◆ Stated goal
Exactly reproduce the lines that follow.

***** Supplied information *****

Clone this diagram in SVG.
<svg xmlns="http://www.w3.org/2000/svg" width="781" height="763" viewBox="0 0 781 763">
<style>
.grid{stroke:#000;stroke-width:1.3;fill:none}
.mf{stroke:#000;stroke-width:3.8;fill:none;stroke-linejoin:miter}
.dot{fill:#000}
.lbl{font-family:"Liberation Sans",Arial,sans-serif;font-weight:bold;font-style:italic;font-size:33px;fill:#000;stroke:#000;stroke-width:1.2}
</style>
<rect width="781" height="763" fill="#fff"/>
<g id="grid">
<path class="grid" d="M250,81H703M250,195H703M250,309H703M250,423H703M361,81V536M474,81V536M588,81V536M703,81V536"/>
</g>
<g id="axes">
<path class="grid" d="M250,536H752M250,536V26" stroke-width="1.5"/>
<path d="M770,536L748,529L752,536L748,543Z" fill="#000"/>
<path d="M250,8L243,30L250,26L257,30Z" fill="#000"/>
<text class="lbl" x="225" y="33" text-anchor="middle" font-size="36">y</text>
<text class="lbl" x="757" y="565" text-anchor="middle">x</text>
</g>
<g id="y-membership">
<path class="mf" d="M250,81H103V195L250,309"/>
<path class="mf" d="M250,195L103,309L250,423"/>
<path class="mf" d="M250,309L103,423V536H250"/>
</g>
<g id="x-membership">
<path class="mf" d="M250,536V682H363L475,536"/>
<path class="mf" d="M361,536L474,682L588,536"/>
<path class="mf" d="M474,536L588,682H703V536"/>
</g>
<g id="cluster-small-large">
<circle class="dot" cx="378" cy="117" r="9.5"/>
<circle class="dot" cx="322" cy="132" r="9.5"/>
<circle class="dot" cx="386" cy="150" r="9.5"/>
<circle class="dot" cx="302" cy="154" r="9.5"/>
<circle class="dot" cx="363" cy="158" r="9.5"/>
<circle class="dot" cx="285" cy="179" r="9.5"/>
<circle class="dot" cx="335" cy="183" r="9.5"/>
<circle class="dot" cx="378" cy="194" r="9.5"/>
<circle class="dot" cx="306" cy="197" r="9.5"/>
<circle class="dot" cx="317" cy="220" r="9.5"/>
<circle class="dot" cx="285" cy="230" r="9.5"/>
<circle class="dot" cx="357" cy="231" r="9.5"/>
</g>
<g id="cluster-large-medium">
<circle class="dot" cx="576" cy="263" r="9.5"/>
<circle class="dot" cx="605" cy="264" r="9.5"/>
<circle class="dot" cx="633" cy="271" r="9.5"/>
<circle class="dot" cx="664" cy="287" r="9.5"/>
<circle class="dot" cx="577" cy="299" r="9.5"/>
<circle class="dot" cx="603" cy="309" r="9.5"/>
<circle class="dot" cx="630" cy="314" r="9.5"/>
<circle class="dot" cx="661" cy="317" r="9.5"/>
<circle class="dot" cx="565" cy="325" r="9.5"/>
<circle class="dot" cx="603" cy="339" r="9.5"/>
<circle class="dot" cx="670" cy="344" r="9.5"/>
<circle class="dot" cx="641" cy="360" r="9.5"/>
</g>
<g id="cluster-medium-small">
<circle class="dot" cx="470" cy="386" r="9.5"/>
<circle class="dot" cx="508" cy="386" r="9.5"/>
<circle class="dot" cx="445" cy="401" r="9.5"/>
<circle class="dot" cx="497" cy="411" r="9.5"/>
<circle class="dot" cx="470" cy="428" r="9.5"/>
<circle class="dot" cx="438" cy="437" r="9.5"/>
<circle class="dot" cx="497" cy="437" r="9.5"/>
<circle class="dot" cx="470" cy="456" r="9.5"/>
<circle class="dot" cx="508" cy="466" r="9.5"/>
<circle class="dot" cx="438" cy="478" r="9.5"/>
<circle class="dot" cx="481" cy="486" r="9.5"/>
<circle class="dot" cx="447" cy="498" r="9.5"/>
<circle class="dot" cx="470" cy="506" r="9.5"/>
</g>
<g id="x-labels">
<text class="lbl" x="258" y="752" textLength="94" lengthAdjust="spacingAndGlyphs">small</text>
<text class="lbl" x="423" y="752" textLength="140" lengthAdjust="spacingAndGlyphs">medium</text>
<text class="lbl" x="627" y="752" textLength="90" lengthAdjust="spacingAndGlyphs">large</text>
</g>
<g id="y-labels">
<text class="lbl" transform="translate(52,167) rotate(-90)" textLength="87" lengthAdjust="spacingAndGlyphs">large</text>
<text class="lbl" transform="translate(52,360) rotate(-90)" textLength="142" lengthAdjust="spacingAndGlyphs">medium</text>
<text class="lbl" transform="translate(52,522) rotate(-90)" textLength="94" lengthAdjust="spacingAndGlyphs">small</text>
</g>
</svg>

*****

◆ Exercise response
Clone this diagram in SVG.
<svg xmlns="http://www.w3.org/2000/svg" width="781" height="763" viewBox="0 0 781 763">
<style>
.grid{stroke:#000;stroke-width:1.3;fill:none}
.mf{stroke:#000;stroke-width:3.8;fill:none;stroke-linejoin:miter}
.dot{fill:#000}
.lbl{font-family:"Liberation Sans",Arial,sans-serif;font-weight:bold;font-style:italic;font-size:33px;fill:#000;stroke:#000;stroke-width:1.2}
</style>
<rect width="781" height="763" fill="#fff"/>
<g id="grid">
<path class="grid" d="M250,81H703M250,195H703M250,309H703M250,423H703M361,81V536M474,81V536M588,81V536M703,81V536"/>
</g>
<g id="axes">
<path class="grid" d="M250,536H752M250,536V26" stroke-width="1.5"/>
<path d="M770,536L748,529L752,536L748,543Z" fill="#000"/>
<path d="M250,8L243,30L250,26L257,30Z" fill="#000"/>
<text class="lbl" x="225" y="33" text-anchor="middle" font-size="36">y</text>
<text class="lbl" x="757" y="565" text-anchor="middle">x</text>
</g>
<g id="y-membership">
<path class="mf" d="M250,81H103V195L250,309"/>
<path class="mf" d="M250,195L103,309L250,423"/>
<path class="mf" d="M250,309L103,423V536H250"/>
</g>
<g id="x-membership">
<path class="mf" d="M250,536V682H363L475,536"/>
<path class="mf" d="M361,536L474,682L588,536"/>
<path class="mf" d="M474,536L588,682H703V536"/>
</g>
<g id="cluster-small-large">
<circle class="dot" cx="378" cy="117" r="9.5"/>
<circle class="dot" cx="322" cy="132" r="9.5"/>
<circle class="dot" cx="386" cy="150" r="9.5"/>
<circle class="dot" cx="302" cy="154" r="9.5"/>
<circle class="dot" cx="363" cy="158" r="9.5"/>
<circle class="dot" cx="285" cy="179" r="9.5"/>
<circle class="dot" cx="335" cy="183" r="9.5"/>
<circle class="dot" cx="378" cy="194" r="9.5"/>
<circle class="dot" cx="306" cy="197" r="9.5"/>
<circle class="dot" cx="317" cy="220" r="9.5"/>
<circle class="dot" cx="285" cy="230" r="9.5"/>
<circle class="dot" cx="357" cy="231" r="9.5"/>
</g>
<g id="cluster-large-medium">
<circle class="dot" cx="576" cy="263" r="9.5"/>
<circle class="dot" cx="605" cy="264" r="9.5"/>
<circle class="dot" cx="633" cy="271" r="9.5"/>
<circle class="dot" cx="664" cy="287" r="9.5"/>
<circle class="dot" cx="577" cy="299" r="9.5"/>
<circle class="dot" cx="603" cy="309" r="9.5"/>
<circle class="dot" cx="630" cy="314" r="9.5"/>
<circle class="dot" cx="661" cy="317" r="9.5"/>
<circle class="dot" cx="565" cy="325" r="9.5"/>
<circle class="dot" cx="603" cy="339" r="9.5"/>
<circle class="dot" cx="670" cy="344" r="9.5"/>
<circle class="dot" cx="641" cy="360" r="9.5"/>
</g>
<g id="cluster-medium-small">
<circle class="dot" cx="470" cy="386" r="9.5"/>
<circle class="dot" cx="508" cy="386" r="9.5"/>
<circle class="dot" cx="445" cy="401" r="9.5"/>
<circle class="dot" cx="497" cy="411" r="9.5"/>
<circle class="dot" cx="470" cy="428" r="9.5"/>
<circle class="dot" cx="438" cy="437" r="9.5"/>
<circle class="dot" cx="497" cy="437" r="9.5"/>
<circle class="dot" cx="470" cy="456" r="9.5"/>
<circle class="dot" cx="508" cy="466" r="9.5"/>
<circle class="dot" cx="438" cy="478" r="9.5"/>
<circle class="dot" cx="481" cy="486" r="9.5"/>
<circle class="dot" cx="447" cy="498" r="9.5"/>
<circle class="dot" cx="470" cy="506" r="9.5"/>
</g>
<g id="x-labels">
<text class="lbl" x="258" y="752" textLength="94" lengthAdjust="spacingAndGlyphs">small</text>
<text class="lbl" x="423" y="752" textLength="140" lengthAdjust="spacingAndGlyphs">medium</text>
<text class="lbl" x="627" y="752" textLength="90" lengthAdjust="spacingAndGlyphs">large</text>
</g>
<g id="y-labels">
<text class="lbl" transform="translate(52,167) rotate(-90)" textLength="87" lengthAdjust="spacingAndGlyphs">large</text>
<text class="lbl" transform="translate(52,360) rotate(-90)" textLength="142" lengthAdjust="spacingAndGlyphs">medium</text>
<text class="lbl" transform="translate(52,522) rotate(-90)" textLength="94" lengthAdjust="spacingAndGlyphs">small</text>
</g>
</svg>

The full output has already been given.